Mon Apr 9 13:19:46 CDT 2012

On Sun, 2012-04-08 at 20:12 +0200, Patrick Mézard wrote:
> Le 08/04/12 18:55, Matt Mackall a écrit :
> > On Sun, 2012-04-08 at 11:53 +0200, Patrick Mézard wrote:
> >> Hello,
> >>
> >> 1- Should revset.match() preserve input revisions order?
> >>
> >> orset() reorders by matched subexpressions.
> > 
> > Yeah, this isn't terribly well-defined. But in general, we should try
> > to.
> > 
> > For instance {1 2 3} or {0 1 2} = ?
> > 
> > Right now, we give {1 2 3 0}, preserving the order of the first set, and
> > appending new elements from the second set, again in order.
> > 
> >> 2- Should revset.match() preserve input revisions cardinality?
> >>
> >> I think rangeset() enforces unicity.
> > 
> > I can't think of a case where we'd want to have repeated revisions in
> > the output.
> > 
> >> 3- Should revset.match() sort input revisions itself (for performance reasons) or leave that to the caller?
> > 
> > Not sure what you mean here.
> 
> What happened is the first implementation of log command with revsets
> was calling revset.match() on "tip:0" instead of "0:tip".

???

If I run "time hg debugrevspec 0:tip" vs "tip:0", I get the same result.
If I hack this loop to reverse the order, I get the same result:

    func = revset.match(ui, expr)
    for c in func(repo, list(reversed(range(len(repo))))):
        ui.write("%s\n" % c)

So what precisely is being reversed where and why is it making things
slower?

>  Written that way this is pretty obvious but with the changeset
> enumerations hidden in revset code, it took me 15mn to add one
> "sorted()" call and another line to preserve revisions order, and
> restore the performances.
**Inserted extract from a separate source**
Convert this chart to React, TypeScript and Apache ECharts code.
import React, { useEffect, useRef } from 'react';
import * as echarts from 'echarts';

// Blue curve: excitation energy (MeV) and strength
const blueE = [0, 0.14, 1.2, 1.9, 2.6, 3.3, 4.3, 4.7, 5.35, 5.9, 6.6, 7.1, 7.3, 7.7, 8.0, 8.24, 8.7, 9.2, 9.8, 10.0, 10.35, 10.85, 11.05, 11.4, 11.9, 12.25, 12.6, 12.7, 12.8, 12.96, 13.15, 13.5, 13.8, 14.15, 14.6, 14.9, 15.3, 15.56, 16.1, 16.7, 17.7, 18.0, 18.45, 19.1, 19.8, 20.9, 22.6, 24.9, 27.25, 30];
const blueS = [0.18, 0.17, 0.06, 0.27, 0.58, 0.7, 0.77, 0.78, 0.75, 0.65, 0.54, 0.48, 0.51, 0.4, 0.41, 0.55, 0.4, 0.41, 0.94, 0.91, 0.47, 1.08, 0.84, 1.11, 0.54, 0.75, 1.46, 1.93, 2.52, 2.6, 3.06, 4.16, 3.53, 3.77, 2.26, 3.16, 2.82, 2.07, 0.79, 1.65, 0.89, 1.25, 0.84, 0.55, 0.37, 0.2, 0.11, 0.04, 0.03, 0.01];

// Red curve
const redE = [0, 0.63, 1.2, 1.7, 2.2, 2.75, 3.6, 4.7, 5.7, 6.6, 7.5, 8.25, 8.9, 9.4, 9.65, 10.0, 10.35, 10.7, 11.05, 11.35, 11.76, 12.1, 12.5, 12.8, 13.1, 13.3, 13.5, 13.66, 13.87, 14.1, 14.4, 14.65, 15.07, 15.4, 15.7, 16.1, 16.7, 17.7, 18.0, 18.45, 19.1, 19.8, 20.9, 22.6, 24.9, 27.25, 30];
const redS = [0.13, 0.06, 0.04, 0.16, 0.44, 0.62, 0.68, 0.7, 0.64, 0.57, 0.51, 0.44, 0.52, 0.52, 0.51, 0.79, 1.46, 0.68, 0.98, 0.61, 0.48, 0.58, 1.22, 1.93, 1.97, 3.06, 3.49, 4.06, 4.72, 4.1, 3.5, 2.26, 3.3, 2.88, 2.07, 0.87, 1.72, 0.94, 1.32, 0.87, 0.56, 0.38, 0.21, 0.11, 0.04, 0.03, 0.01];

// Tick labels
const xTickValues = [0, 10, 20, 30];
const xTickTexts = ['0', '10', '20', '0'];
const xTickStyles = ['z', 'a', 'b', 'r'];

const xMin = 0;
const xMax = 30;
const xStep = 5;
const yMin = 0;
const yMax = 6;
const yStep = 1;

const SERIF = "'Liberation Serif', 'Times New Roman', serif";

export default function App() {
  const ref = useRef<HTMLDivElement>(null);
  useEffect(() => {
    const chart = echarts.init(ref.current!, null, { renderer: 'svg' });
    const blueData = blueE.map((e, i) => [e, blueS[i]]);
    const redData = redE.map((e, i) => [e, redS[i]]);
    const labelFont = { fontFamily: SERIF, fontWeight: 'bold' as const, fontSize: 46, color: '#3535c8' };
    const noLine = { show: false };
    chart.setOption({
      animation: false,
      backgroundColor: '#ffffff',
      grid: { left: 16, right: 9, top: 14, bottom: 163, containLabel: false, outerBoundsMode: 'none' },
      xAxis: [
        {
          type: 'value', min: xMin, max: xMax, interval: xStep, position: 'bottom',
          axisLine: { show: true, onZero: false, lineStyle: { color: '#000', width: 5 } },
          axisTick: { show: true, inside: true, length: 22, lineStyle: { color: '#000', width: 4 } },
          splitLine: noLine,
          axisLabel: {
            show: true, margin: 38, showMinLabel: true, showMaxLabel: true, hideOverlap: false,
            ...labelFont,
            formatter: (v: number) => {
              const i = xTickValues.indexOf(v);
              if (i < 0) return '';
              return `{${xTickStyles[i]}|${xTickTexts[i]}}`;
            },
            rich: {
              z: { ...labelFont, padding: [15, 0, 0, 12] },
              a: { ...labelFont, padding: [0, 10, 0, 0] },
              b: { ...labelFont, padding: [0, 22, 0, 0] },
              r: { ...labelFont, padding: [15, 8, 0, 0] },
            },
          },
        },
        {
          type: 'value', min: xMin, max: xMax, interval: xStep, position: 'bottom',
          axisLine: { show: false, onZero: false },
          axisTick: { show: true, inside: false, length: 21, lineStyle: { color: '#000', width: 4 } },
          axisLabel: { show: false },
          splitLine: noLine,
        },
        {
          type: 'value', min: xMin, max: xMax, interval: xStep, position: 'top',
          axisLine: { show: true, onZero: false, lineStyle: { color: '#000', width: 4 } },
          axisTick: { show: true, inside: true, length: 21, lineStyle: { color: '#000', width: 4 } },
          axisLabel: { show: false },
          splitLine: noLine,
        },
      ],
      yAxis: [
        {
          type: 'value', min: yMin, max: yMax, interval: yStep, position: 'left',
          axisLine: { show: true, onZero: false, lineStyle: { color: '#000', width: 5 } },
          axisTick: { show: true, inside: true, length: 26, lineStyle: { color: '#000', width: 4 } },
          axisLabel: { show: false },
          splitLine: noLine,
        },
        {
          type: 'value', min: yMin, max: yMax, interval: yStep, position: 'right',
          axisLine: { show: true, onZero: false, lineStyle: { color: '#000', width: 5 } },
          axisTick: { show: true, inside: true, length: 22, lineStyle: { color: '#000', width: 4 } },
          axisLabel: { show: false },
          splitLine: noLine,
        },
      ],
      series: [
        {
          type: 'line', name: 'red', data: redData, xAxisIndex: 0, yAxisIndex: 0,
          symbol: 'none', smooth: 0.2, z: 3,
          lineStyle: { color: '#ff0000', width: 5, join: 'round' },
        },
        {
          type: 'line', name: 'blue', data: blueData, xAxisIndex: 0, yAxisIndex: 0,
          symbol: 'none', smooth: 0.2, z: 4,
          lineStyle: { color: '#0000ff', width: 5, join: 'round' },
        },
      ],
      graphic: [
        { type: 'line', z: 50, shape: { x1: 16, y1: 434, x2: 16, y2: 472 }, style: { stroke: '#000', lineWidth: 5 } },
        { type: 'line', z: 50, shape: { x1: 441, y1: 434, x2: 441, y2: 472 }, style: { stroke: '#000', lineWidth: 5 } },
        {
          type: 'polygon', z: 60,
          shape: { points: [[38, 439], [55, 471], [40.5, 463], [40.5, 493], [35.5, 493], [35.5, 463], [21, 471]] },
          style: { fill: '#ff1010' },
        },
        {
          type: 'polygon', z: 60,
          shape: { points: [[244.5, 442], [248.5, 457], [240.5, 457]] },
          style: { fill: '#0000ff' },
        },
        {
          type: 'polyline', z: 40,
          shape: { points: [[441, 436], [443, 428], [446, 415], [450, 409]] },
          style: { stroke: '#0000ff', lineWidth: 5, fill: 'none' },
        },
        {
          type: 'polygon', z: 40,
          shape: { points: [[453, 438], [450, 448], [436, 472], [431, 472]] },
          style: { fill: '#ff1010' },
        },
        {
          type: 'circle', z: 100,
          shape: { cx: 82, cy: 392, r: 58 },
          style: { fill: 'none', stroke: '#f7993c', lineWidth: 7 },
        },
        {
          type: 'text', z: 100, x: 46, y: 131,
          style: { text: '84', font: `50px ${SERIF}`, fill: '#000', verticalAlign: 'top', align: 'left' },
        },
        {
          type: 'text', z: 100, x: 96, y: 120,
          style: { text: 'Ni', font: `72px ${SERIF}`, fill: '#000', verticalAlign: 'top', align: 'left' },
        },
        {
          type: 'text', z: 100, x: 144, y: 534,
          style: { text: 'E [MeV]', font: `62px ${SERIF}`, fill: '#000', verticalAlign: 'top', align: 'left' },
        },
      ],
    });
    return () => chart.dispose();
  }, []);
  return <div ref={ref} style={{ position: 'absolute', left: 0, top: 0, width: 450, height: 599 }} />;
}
So the question was: should revset.match()
> do that itself?
> 
> Note the order breakage mentioned in [1] might have light performance
> impact, but probably not the kind to bother us right now.
> 
> About the revset-based log command: I am in the process of
> benchmarking but one thing which will not magically go away with
> revset optimization is the "time to first output line" is
> unsurprisingly higher than with the regular log command, since we
> filter the whole revision set before displaying it. Did you plan to
> turn revset.match() into a massive generator (assuming this is even
> possible) or have other insights about this point?

It's an idea I've tinkered with. It will work with some predicates, but
obviously not all (eg last()), and most common queries are pretty fast
so it's not clear that it's worth the trouble.

-- 
Mathematics is the supreme nostalgia of our time.